>> start Material provided

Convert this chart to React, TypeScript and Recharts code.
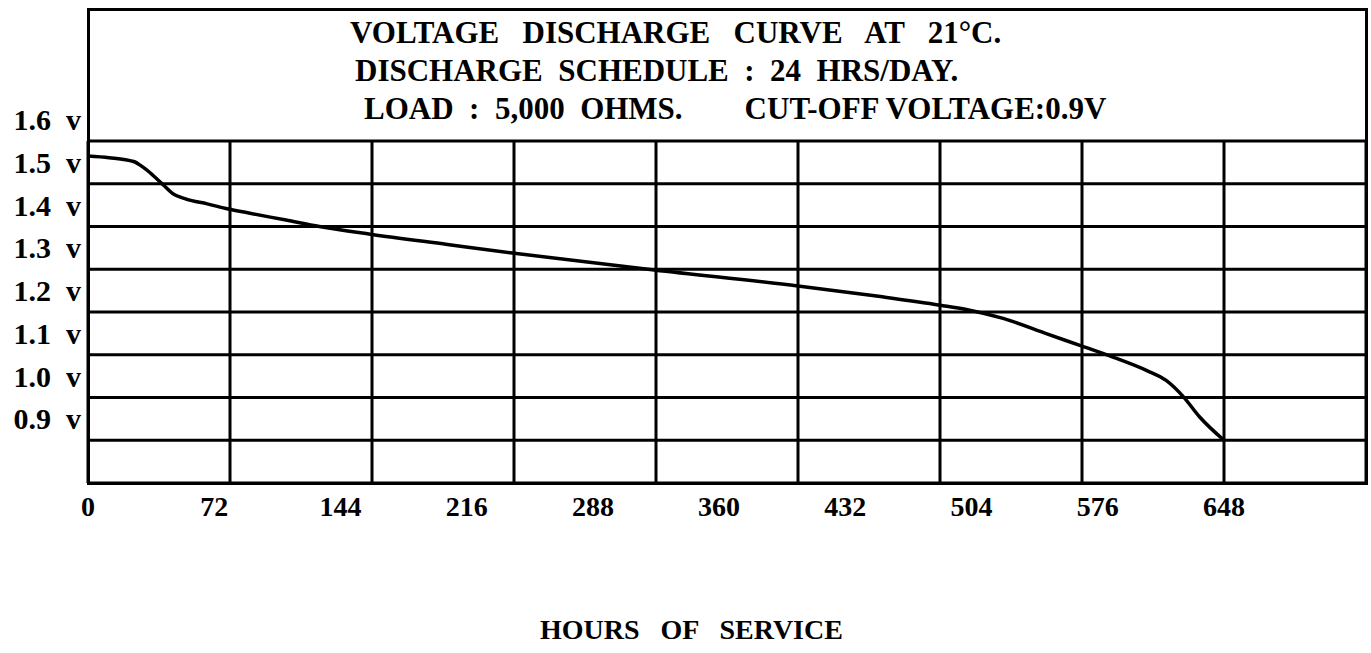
import { CartesianGrid, Line, LineChart, XAxis, YAxis } from "recharts";

// hours of service vs cell voltage
const hours = [0, 12, 26, 31, 37, 43, 48, 56, 68, 80, 91, 113, 132, 161, 205, 242, 323, 405, 452, 486, 501, 522, 547, 567, 585, 604, 615, 625, 634, 648];
const volts = [1.565, 1.561, 1.552, 1.54, 1.52, 1.497, 1.478, 1.464, 1.453, 1.441, 1.432, 1.415, 1.4, 1.382, 1.358, 1.338, 1.298, 1.261, 1.236, 1.216, 1.206, 1.185, 1.149, 1.12, 1.094, 1.063, 1.04, 1.001, 0.955, 0.9];

const hourTicks = [0, 72, 144, 216, 288, 360, 432, 504, 576, 648];
const gridHours = [81, 162, 243, 324, 405, 486, 567, 648];
const voltTicks = [0.9, 1.0, 1.1, 1.2, 1.3, 1.4, 1.5, 1.6];

const titleLines = [
  "VOLTAGE   DISCHARGE   CURVE   AT   21°C.",
  "DISCHARGE  SCHEDULE  :  24  HRS/DAY.",
  "LOAD  :  5,000  OHMS.        CUT-OFF VOLTAGE:0.9V",
];
const xTitle = "HOURS   OF   SERVICE";

const data = hours.map((h, i) => ({ h, v: volts[i] }));

const font = "'Liberation Serif', 'Times New Roman', serif";

const VoltTick = ({ x, y, payload }: any) => (
  <text x={x} y={y} dx={-7} dy={-11} textAnchor="end" fontFamily={font} fontWeight="bold" fontSize={30} fill="#000" style={{ whiteSpace: "pre" }}>
    {payload.value.toFixed(1) + "  v"}
  </text>
);

const HourTick = ({ x, y, payload }: any) => (
  <text x={x} y={y} dy={33} textAnchor="middle" fontFamily={font} fontWeight="bold" fontSize={28} fill="#000">
    {payload.value}
  </text>
);

export default function App() {
  return (
    <div style={{ position: "absolute", left: 0, top: 0, width: 1371, height: 653, background: "#fff" }}>
      <div
        style={{
          position: "absolute",
          left: 87,
          top: 8,
          width: 1281,
          height: 477,
          border: "3px solid #000",
          boxSizing: "border-box",
        }}
      />
      <LineChart
        width={1371}
        height={653}
        data={data}
        margin={{ top: 141, right: 5, bottom: 140, left: 8 }}
        style={{ position: "absolute", left: 0, top: 0 }}
      >
        <CartesianGrid stroke="#000" strokeWidth={3} xAxisId="grid" />
        <XAxis dataKey="h" type="number" domain={[0, 729]} ticks={hourTicks} tick={<HourTick />} axisLine={false} tickLine={false} tickSize={0} tickMargin={0} height={30} interval={0} />
        <XAxis xAxisId="grid" dataKey="h" type="number" domain={[0, 729]} ticks={gridHours} hide />
        <YAxis type="number" domain={[0.8, 1.6]} ticks={voltTicks} tick={<VoltTick />} axisLine={false} tickLine={false} tickSize={0} tickMargin={0} width={80} interval={0} />
        <Line type="monotone" dataKey="v" stroke="#000" strokeWidth={3.5} dot={false} isAnimationActive={false} />
      </LineChart>
      <svg width={1371} height={653} style={{ position: "absolute", left: 0, top: 0, pointerEvents: "none" }}>
        {titleLines.map((t, i) => (
          <text key={i} x={[350, 355, 364][i]} y={43 + i * 38} fontFamily={font} fontWeight="bold" fontSize={31} fill="#000" style={{ whiteSpace: "pre" }}>
            {t}
          </text>
        ))}
        <text x={540} y={639} fontFamily={font} fontWeight="bold" fontSize={28} fill="#000" style={{ whiteSpace: "pre" }}>
          {xTitle}
        </text>
      </svg>
    </div>
  );
}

>> end Material provided

§ Exercise:
Without the pictures, please reproduce each line of the listing above exactly, from the first one through the line bearing "LineChart, XAxis, YAxis".

§ Output for this exercise:
Convert this chart to React, TypeScript and Recharts code.
import { CartesianGrid, Line, LineChart, XAxis, YAxis } from "recharts";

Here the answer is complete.